Problem statement: Restate the data word for word and leave the images out.
** begin Recorded data **
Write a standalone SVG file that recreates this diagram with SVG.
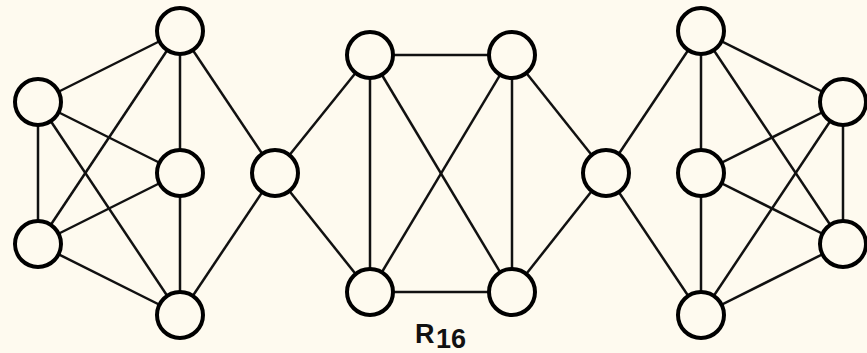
<svg xmlns="http://www.w3.org/2000/svg" width="867" height="353" viewBox="0 0 867 353">
  <style>
    .edge { stroke: #111; stroke-width: 2.5; fill: none; }
    .node circle { fill: #fefaef; stroke: #000; stroke-width: 4; }
    .label { font-family: "Liberation Sans", Arial, sans-serif; font-weight: bold; font-size: 27px; fill: #111; }
  </style>
  <rect width="867" height="353" fill="#fefaef"/>

  <g id="edges" class="edge">
    <!-- left cluster -->
    <line x1="38" y1="102" x2="180" y2="31"/>
    <line x1="38" y1="102" x2="180" y2="173"/>
    <line x1="38" y1="102" x2="38" y2="244"/>
    <line x1="38" y1="102" x2="180" y2="315"/>
    <line x1="180" y1="31" x2="38" y2="244"/>
    <line x1="180" y1="31" x2="180" y2="173"/>
    <line x1="180" y1="31" x2="275" y2="173"/>
    <line x1="180" y1="173" x2="38" y2="244"/>
    <line x1="180" y1="173" x2="180" y2="315"/>
    <line x1="38" y1="244" x2="180" y2="315"/>
    <line x1="180" y1="315" x2="275" y2="173"/>
    <!-- centre block -->
    <line x1="275" y1="173" x2="370" y2="55"/>
    <line x1="275" y1="173" x2="370" y2="292"/>
    <line x1="370" y1="55" x2="512" y2="55"/>
    <line x1="370" y1="55" x2="370" y2="292"/>
    <line x1="370" y1="55" x2="512" y2="292"/>
    <line x1="512" y1="55" x2="370" y2="292"/>
    <line x1="512" y1="55" x2="512" y2="292"/>
    <line x1="370" y1="292" x2="512" y2="292"/>
    <line x1="512" y1="55" x2="606" y2="173"/>
    <line x1="512" y1="292" x2="606" y2="173"/>
    <!-- right cluster -->
    <line x1="606" y1="173" x2="701" y2="31"/>
    <line x1="606" y1="173" x2="701" y2="315"/>
    <line x1="701" y1="31" x2="701" y2="173"/>
    <line x1="701" y1="31" x2="843" y2="102"/>
    <line x1="701" y1="31" x2="843" y2="244"/>
    <line x1="701" y1="173" x2="843" y2="102"/>
    <line x1="701" y1="173" x2="843" y2="244"/>
    <line x1="701" y1="173" x2="701" y2="315"/>
    <line x1="843" y1="102" x2="843" y2="244"/>
    <line x1="843" y1="102" x2="701" y2="315"/>
    <line x1="843" y1="244" x2="701" y2="315"/>
  </g>

  <g id="n1" class="node"><circle cx="38" cy="102" r="23"/></g>
  <g id="n2" class="node"><circle cx="180" cy="31" r="23"/></g>
  <g id="n3" class="node"><circle cx="180" cy="173" r="23"/></g>
  <g id="n4" class="node"><circle cx="38" cy="244" r="23"/></g>
  <g id="n5" class="node"><circle cx="180" cy="315" r="23"/></g>
  <g id="n6" class="node"><circle cx="275" cy="173" r="23"/></g>
  <g id="n7" class="node"><circle cx="370" cy="55" r="23"/></g>
  <g id="n8" class="node"><circle cx="512" cy="55" r="23"/></g>
  <g id="n9" class="node"><circle cx="370" cy="292" r="23"/></g>
  <g id="n10" class="node"><circle cx="512" cy="292" r="23"/></g>
  <g id="n11" class="node"><circle cx="606" cy="173" r="23"/></g>
  <g id="n12" class="node"><circle cx="701" cy="31" r="23"/></g>
  <g id="n13" class="node"><circle cx="843" cy="102" r="23"/></g>
  <g id="n14" class="node"><circle cx="701" cy="173" r="23"/></g>
  <g id="n15" class="node"><circle cx="843" cy="244" r="23"/></g>
  <g id="n16" class="node"><circle cx="701" cy="315" r="23"/></g>

  <text class="label" x="415" y="343">R<tspan x="436" y="348">16</tspan></text>
</svg>
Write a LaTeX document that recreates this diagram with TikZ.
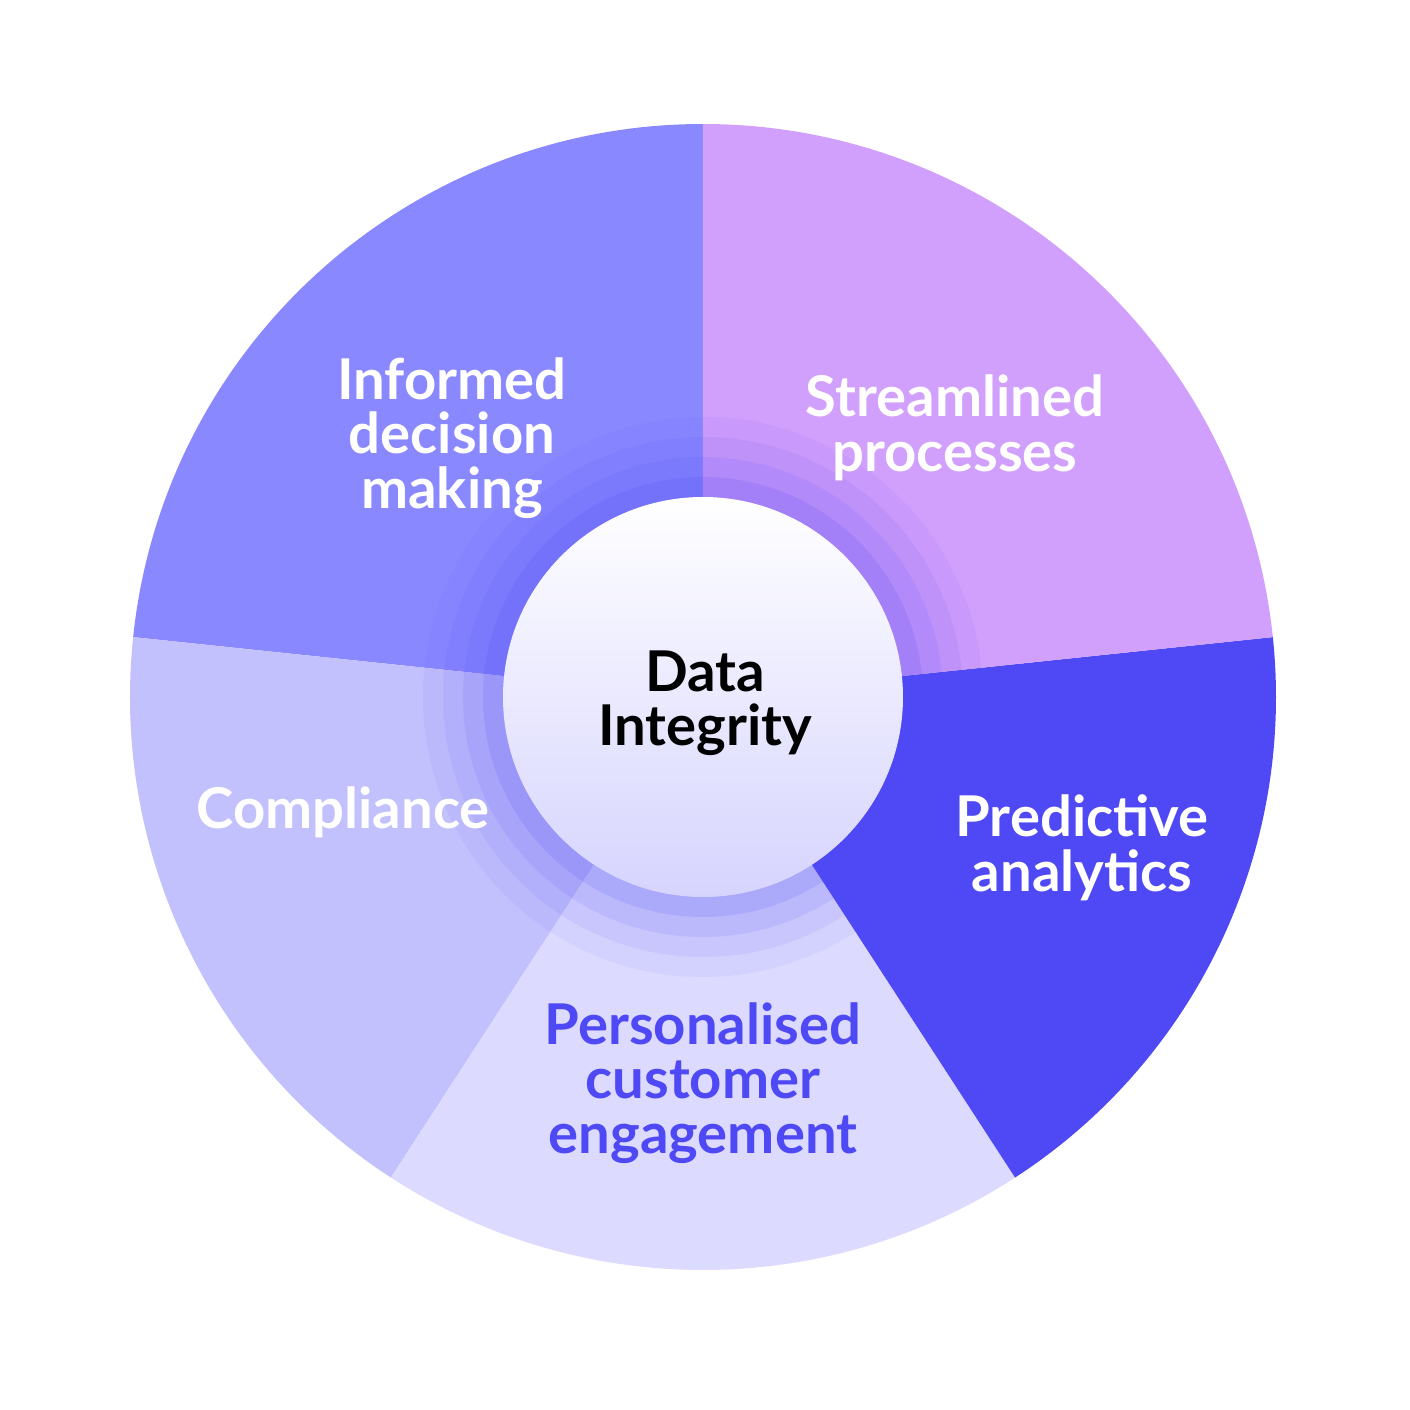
\documentclass[tikz,border=0pt]{standalone}
\usepackage{fontspec}
\setmainfont{Lato}
\usetikzlibrary{shapes}
\definecolor{informed}{HTML}{8A88FF}
\definecolor{stream}{HTML}{D19FFC}
\definecolor{predict}{HTML}{4F48F5}
\definecolor{person}{HTML}{DCDAFE}
\definecolor{comply}{HTML}{C2C0FD}
\definecolor{hub}{HTML}{D6D4FE}
\begin{document}
\begin{tikzpicture}[label/.style={text=white,font=\fontsize{16}{15.5}\selectfont\bfseries,align=center}]
\useasboundingbox (0,0) rectangle (14.1,14.1);
\coordinate (O) at (7.03,7.13);
\fill[informed] (O) -- ++(90:5.73) arc (90:174:5.73) -- cycle;
\fill[comply] (O) -- ++(174:5.73) arc (174:237:5.73) -- cycle;
\fill[person] (O) -- ++(237:5.73) arc (237:303:5.73) -- cycle;
\fill[predict] (O) -- ++(303:5.73) arc (303:366:5.73) -- cycle;
\fill[stream] (O) -- ++(6:5.73) arc (6:90:5.73) -- cycle;
% glow round the hub
\foreach \r/\o in {2.8/0.06,2.6/0.08,2.4/0.1,2.2/0.14}
  \fill[predict,opacity=\o] (O) circle (\r);
\shade[top color=white,bottom color=hub] (O) circle (2.0);
\node[label] (informed) at (4.52,9.72) {Informed\\decision\\making};
\node[label] (stream) at (9.55,9.82) {Streamlined\\processes};
\node[label] (predict) at (10.82,5.62) {Predictive\\analytics};
\node[label,text=predict] (person) at (7.03,3.27) {Personalised\\customer\\engagement};
\node[label] (comply) at (3.43,5.98) {Compliance};
\node[label,text=black] (hub) at (7.05,7.07) {Data\\Integrity};
\end{tikzpicture}
\end{document}
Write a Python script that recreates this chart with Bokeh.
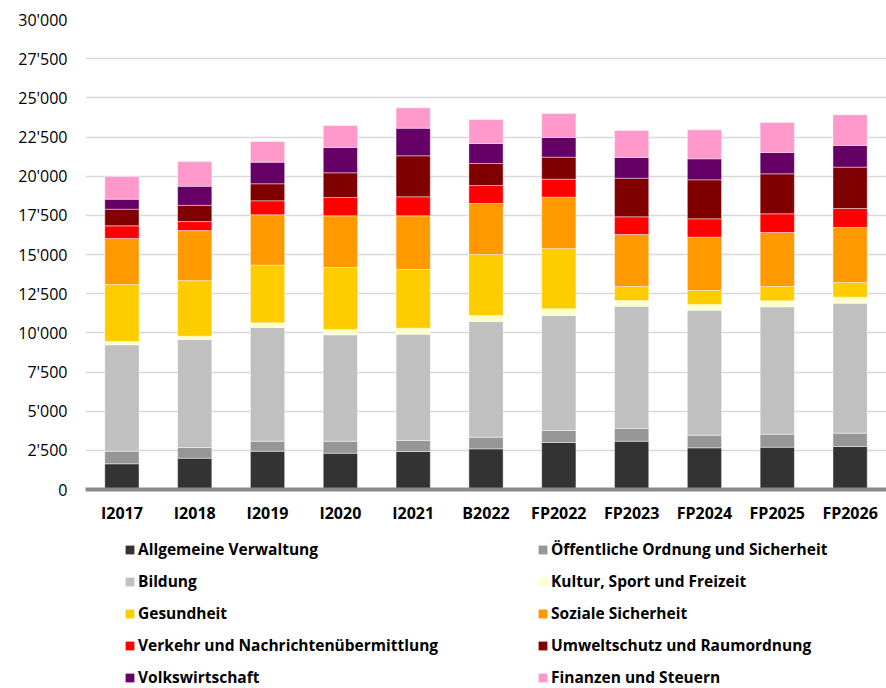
** end Recorded data **
Written response:
Write a standalone SVG file that recreates this diagram with SVG.
<svg xmlns="http://www.w3.org/2000/svg" width="867" height="353" viewBox="0 0 867 353">
  <style>
    .edge { stroke: #111; stroke-width: 2.5; fill: none; }
    .node circle { fill: #fefaef; stroke: #000; stroke-width: 4; }
    .label { font-family: "Liberation Sans", Arial, sans-serif; font-weight: bold; font-size: 27px; fill: #111; }
  </style>
  <rect width="867" height="353" fill="#fefaef"/>

  <g id="edges" class="edge">
    <!-- left cluster -->
    <line x1="38" y1="102" x2="180" y2="31"/>
    <line x1="38" y1="102" x2="180" y2="173"/>
    <line x1="38" y1="102" x2="38" y2="244"/>
    <line x1="38" y1="102" x2="180" y2="315"/>
    <line x1="180" y1="31" x2="38" y2="244"/>
    <line x1="180" y1="31" x2="180" y2="173"/>
    <line x1="180" y1="31" x2="275" y2="173"/>
    <line x1="180" y1="173" x2="38" y2="244"/>
    <line x1="180" y1="173" x2="180" y2="315"/>
    <line x1="38" y1="244" x2="180" y2="315"/>
    <line x1="180" y1="315" x2="275" y2="173"/>
    <!-- centre block -->
    <line x1="275" y1="173" x2="370" y2="55"/>
    <line x1="275" y1="173" x2="370" y2="292"/>
    <line x1="370" y1="55" x2="512" y2="55"/>
    <line x1="370" y1="55" x2="370" y2="292"/>
    <line x1="370" y1="55" x2="512" y2="292"/>
    <line x1="512" y1="55" x2="370" y2="292"/>
    <line x1="512" y1="55" x2="512" y2="292"/>
    <line x1="370" y1="292" x2="512" y2="292"/>
    <line x1="512" y1="55" x2="606" y2="173"/>
    <line x1="512" y1="292" x2="606" y2="173"/>
    <!-- right cluster -->
    <line x1="606" y1="173" x2="701" y2="31"/>
    <line x1="606" y1="173" x2="701" y2="315"/>
    <line x1="701" y1="31" x2="701" y2="173"/>
    <line x1="701" y1="31" x2="843" y2="102"/>
    <line x1="701" y1="31" x2="843" y2="244"/>
    <line x1="701" y1="173" x2="843" y2="102"/>
    <line x1="701" y1="173" x2="843" y2="244"/>
    <line x1="701" y1="173" x2="701" y2="315"/>
    <line x1="843" y1="102" x2="843" y2="244"/>
    <line x1="843" y1="102" x2="701" y2="315"/>
    <line x1="843" y1="244" x2="701" y2="315"/>
  </g>

  <g id="n1" class="node"><circle cx="38" cy="102" r="23"/></g>
  <g id="n2" class="node"><circle cx="180" cy="31" r="23"/></g>
  <g id="n3" class="node"><circle cx="180" cy="173" r="23"/></g>
  <g id="n4" class="node"><circle cx="38" cy="244" r="23"/></g>
  <g id="n5" class="node"><circle cx="180" cy="315" r="23"/></g>
  <g id="n6" class="node"><circle cx="275" cy="173" r="23"/></g>
  <g id="n7" class="node"><circle cx="370" cy="55" r="23"/></g>
  <g id="n8" class="node"><circle cx="512" cy="55" r="23"/></g>
  <g id="n9" class="node"><circle cx="370" cy="292" r="23"/></g>
  <g id="n10" class="node"><circle cx="512" cy="292" r="23"/></g>
  <g id="n11" class="node"><circle cx="606" cy="173" r="23"/></g>
  <g id="n12" class="node"><circle cx="701" cy="31" r="23"/></g>
  <g id="n13" class="node"><circle cx="843" cy="102" r="23"/></g>
  <g id="n14" class="node"><circle cx="701" cy="173" r="23"/></g>
  <g id="n15" class="node"><circle cx="843" cy="244" r="23"/></g>
  <g id="n16" class="node"><circle cx="701" cy="315" r="23"/></g>

  <text class="label" x="415" y="343">R<tspan x="436" y="348">16</tspan></text>
</svg>
Write a LaTeX document that recreates this diagram with TikZ.
\documentclass[tikz,border=0pt]{standalone}
\usepackage{fontspec}
\setmainfont{Lato}
\usetikzlibrary{shapes}
\definecolor{informed}{HTML}{8A88FF}
\definecolor{stream}{HTML}{D19FFC}
\definecolor{predict}{HTML}{4F48F5}
\definecolor{person}{HTML}{DCDAFE}
\definecolor{comply}{HTML}{C2C0FD}
\definecolor{hub}{HTML}{D6D4FE}
\begin{document}
\begin{tikzpicture}[label/.style={text=white,font=\fontsize{16}{15.5}\selectfont\bfseries,align=center}]
\useasboundingbox (0,0) rectangle (14.1,14.1);
\coordinate (O) at (7.03,7.13);
\fill[informed] (O) -- ++(90:5.73) arc (90:174:5.73) -- cycle;
\fill[comply] (O) -- ++(174:5.73) arc (174:237:5.73) -- cycle;
\fill[person] (O) -- ++(237:5.73) arc (237:303:5.73) -- cycle;
\fill[predict] (O) -- ++(303:5.73) arc (303:366:5.73) -- cycle;
\fill[stream] (O) -- ++(6:5.73) arc (6:90:5.73) -- cycle;
% glow round the hub
\foreach \r/\o in {2.8/0.06,2.6/0.08,2.4/0.1,2.2/0.14}
  \fill[predict,opacity=\o] (O) circle (\r);
\shade[top color=white,bottom color=hub] (O) circle (2.0);
\node[label] (informed) at (4.52,9.72) {Informed\\decision\\making};
\node[label] (stream) at (9.55,9.82) {Streamlined\\processes};
\node[label] (predict) at (10.82,5.62) {Predictive\\analytics};
\node[label,text=predict] (person) at (7.03,3.27) {Personalised\\customer\\engagement};
\node[label] (comply) at (3.43,5.98) {Compliance};
\node[label,text=black] (hub) at (7.05,7.07) {Data\\Integrity};
\end{tikzpicture}
\end{document}
Write a Python script that recreates this chart with Bokeh.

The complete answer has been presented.